In contradistinction to the typical company, many owner-operator companies-those whose manager is also the primary owner and for whom that capital represents a major or the greater portion of their wealth-have been investing aggressively during this period rather than accumulating cash. Historically, owner-operators have a statistical likelihood of producing a far more favorable result than the average company. And it's hypothesized, but could never be proven, that those favorable results are a function of the incentive of management having most of its wealth embedded in the company, so that the only pathway to increase that wealth is really the success of the enterprise. It is a little known fact, even within Horizon Kinetics, that Horizon Research once published something known as the Intangible Asset Report, which was a regular compendium of such individuals and their companies.

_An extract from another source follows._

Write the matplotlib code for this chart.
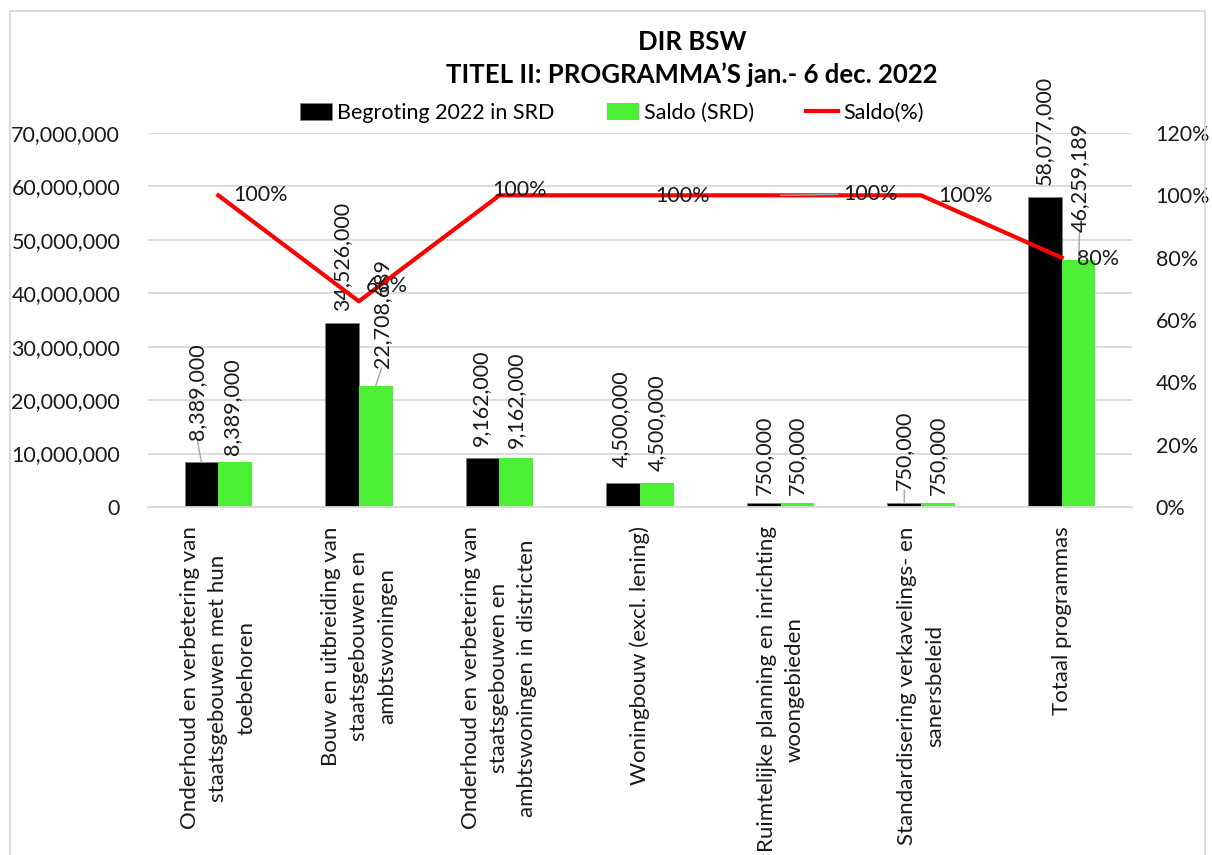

In recent weeks and months, some of the following owner-operator transactions have been observed; consider, in each case, how cyclical or financially risky these businesses appear to be:
- Wilbur Ross recently purchased in excess of 1.3 million shares of Assured Guaranty which, among other activities, provides mortgage guaranty insurance to institutional lenders. That represents a commitment of about $16 million. He already owned 16 million shares, or 8.7 percent of the company. This latest purchase was at approximately 52 percent of book value.
- In July 2011, Wilbur Ross and Fairfax Financial, the property-casualty insurer ably led by owner-operator V. Prem Watsa (13.2 percent book value/share growth since 2001), each agreed to invest 300 million in the Bank of Ireland. Each will own 9.9 percent.
- Google, under the leadership of Larry Page and Sergey Brin, recently agreed to buy Motorola Mobility for $12.5 billion, presumably for its patent portfolio. It also recently announced it is acquiring Zagat, the restaurant guide, for $125 million.
- Carl Icahn recently purchased another 3 percent of the auto parts maker Federal Mogul. He had already owned about 75 percent. He had made those purchases at, more or less, book value.
- Charlie Ergen's DISH Network, some months ago bought Blockbuster Video out of bankruptcy for $320 million. And some months prior to that, through his other company, known as EchoStar, he paid $2 billion for Hughes Communications, a satellite manufacturer, presumably because in two or three years the United States will exhaust its available cellular spectrum and have to rely upon the bandwidth granted to satellite providers. There are a handful of individuals - owner-operators, not agent-operators - that have been purchasing the available satellite spectrum over the last several years.
- BGC Partners, formerly known as Cantor Fitzgerald, the bond dealer, led by Howard Lutnick, recently bought Newmark Realty, a real estate broker, real estate being about as depressed as real estate has ever been.
- Joseph Steinberg and Ian Cumming of Leucadia National recently acquired nearly 27 percent of Mueller Industries. Mueller Industries makes pipes and fittings for the housing and large-scale construction markets, which are clearly depressed. As of the most recent 13D filing, Leucadia owned 26.7 percent of the company.
- In late September 2011, the board of Berkshire Hathaway, a company that for 40 years has not repurchased any shares, announced that it would repurchase potentially billions of dollars of shares at prices up to 1.1x book value. The shares are the same price they were five years ago, although book value is about 45 percent higher.